**Work to be completed:**
Copy every line of the data exactly, leaving nothing out.

**Material provided:**

§ §

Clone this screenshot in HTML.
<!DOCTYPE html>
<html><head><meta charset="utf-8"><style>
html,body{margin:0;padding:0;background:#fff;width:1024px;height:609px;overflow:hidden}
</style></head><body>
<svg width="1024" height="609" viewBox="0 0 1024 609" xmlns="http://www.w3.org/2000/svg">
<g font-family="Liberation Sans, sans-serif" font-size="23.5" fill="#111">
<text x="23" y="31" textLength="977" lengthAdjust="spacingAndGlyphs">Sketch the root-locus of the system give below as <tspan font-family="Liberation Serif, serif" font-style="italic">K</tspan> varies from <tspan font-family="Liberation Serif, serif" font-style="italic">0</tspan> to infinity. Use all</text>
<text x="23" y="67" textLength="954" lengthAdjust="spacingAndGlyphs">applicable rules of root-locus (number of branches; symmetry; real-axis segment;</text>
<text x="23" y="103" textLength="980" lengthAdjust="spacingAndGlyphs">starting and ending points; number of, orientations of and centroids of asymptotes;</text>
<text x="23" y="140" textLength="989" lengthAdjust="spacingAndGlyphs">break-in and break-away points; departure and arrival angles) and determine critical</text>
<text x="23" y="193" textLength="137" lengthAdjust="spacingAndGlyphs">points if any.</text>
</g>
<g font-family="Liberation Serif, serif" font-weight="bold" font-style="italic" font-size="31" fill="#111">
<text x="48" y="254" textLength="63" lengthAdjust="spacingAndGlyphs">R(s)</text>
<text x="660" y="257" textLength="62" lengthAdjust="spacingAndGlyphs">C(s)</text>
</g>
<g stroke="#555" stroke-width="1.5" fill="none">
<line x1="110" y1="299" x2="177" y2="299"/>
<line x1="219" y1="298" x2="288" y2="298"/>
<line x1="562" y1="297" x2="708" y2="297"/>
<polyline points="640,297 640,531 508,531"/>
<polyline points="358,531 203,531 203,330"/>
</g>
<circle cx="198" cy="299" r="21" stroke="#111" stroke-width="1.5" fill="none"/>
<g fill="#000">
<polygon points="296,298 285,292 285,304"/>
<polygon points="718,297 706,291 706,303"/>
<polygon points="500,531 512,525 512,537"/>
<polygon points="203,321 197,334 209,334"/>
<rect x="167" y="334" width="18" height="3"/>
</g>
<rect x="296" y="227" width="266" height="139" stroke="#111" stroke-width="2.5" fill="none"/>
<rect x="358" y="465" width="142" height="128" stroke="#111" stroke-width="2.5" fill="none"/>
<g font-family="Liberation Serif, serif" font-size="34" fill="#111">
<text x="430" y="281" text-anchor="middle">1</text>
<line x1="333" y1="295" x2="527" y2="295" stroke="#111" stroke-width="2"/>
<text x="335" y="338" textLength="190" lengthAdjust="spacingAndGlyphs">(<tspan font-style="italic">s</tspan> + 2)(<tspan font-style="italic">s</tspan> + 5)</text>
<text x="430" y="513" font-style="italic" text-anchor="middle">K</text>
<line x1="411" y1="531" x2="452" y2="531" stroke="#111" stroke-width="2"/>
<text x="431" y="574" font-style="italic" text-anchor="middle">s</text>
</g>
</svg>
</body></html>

§ §

**Written solution:**
Clone this screenshot in HTML.
<!DOCTYPE html>
<html><head><meta charset="utf-8"><style>
html,body{margin:0;padding:0;background:#fff;width:1024px;height:609px;overflow:hidden}
</style></head><body>
<svg width="1024" height="609" viewBox="0 0 1024 609" xmlns="http://www.w3.org/2000/svg">
<g font-family="Liberation Sans, sans-serif" font-size="23.5" fill="#111">
<text x="23" y="31" textLength="977" lengthAdjust="spacingAndGlyphs">Sketch the root-locus of the system give below as <tspan font-family="Liberation Serif, serif" font-style="italic">K</tspan> varies from <tspan font-family="Liberation Serif, serif" font-style="italic">0</tspan> to infinity. Use all</text>
<text x="23" y="67" textLength="954" lengthAdjust="spacingAndGlyphs">applicable rules of root-locus (number of branches; symmetry; real-axis segment;</text>
<text x="23" y="103" textLength="980" lengthAdjust="spacingAndGlyphs">starting and ending points; number of, orientations of and centroids of asymptotes;</text>
<text x="23" y="140" textLength="989" lengthAdjust="spacingAndGlyphs">break-in and break-away points; departure and arrival angles) and determine critical</text>
<text x="23" y="193" textLength="137" lengthAdjust="spacingAndGlyphs">points if any.</text>
</g>
<g font-family="Liberation Serif, serif" font-weight="bold" font-style="italic" font-size="31" fill="#111">
<text x="48" y="254" textLength="63" lengthAdjust="spacingAndGlyphs">R(s)</text>
<text x="660" y="257" textLength="62" lengthAdjust="spacingAndGlyphs">C(s)</text>
</g>
<g stroke="#555" stroke-width="1.5" fill="none">
<line x1="110" y1="299" x2="177" y2="299"/>
<line x1="219" y1="298" x2="288" y2="298"/>
<line x1="562" y1="297" x2="708" y2="297"/>
<polyline points="640,297 640,531 508,531"/>
<polyline points="358,531 203,531 203,330"/>
</g>
<circle cx="198" cy="299" r="21" stroke="#111" stroke-width="1.5" fill="none"/>
<g fill="#000">
<polygon points="296,298 285,292 285,304"/>
<polygon points="718,297 706,291 706,303"/>
<polygon points="500,531 512,525 512,537"/>
<polygon points="203,321 197,334 209,334"/>
<rect x="167" y="334" width="18" height="3"/>
</g>
<rect x="296" y="227" width="266" height="139" stroke="#111" stroke-width="2.5" fill="none"/>
<rect x="358" y="465" width="142" height="128" stroke="#111" stroke-width="2.5" fill="none"/>
<g font-family="Liberation Serif, serif" font-size="34" fill="#111">
<text x="430" y="281" text-anchor="middle">1</text>
<line x1="333" y1="295" x2="527" y2="295" stroke="#111" stroke-width="2"/>
<text x="335" y="338" textLength="190" lengthAdjust="spacingAndGlyphs">(<tspan font-style="italic">s</tspan> + 2)(<tspan font-style="italic">s</tspan> + 5)</text>
<text x="430" y="513" font-style="italic" text-anchor="middle">K</text>
<line x1="411" y1="531" x2="452" y2="531" stroke="#111" stroke-width="2"/>
<text x="431" y="574" font-style="italic" text-anchor="middle">s</text>
</g>
</svg>
</body></html>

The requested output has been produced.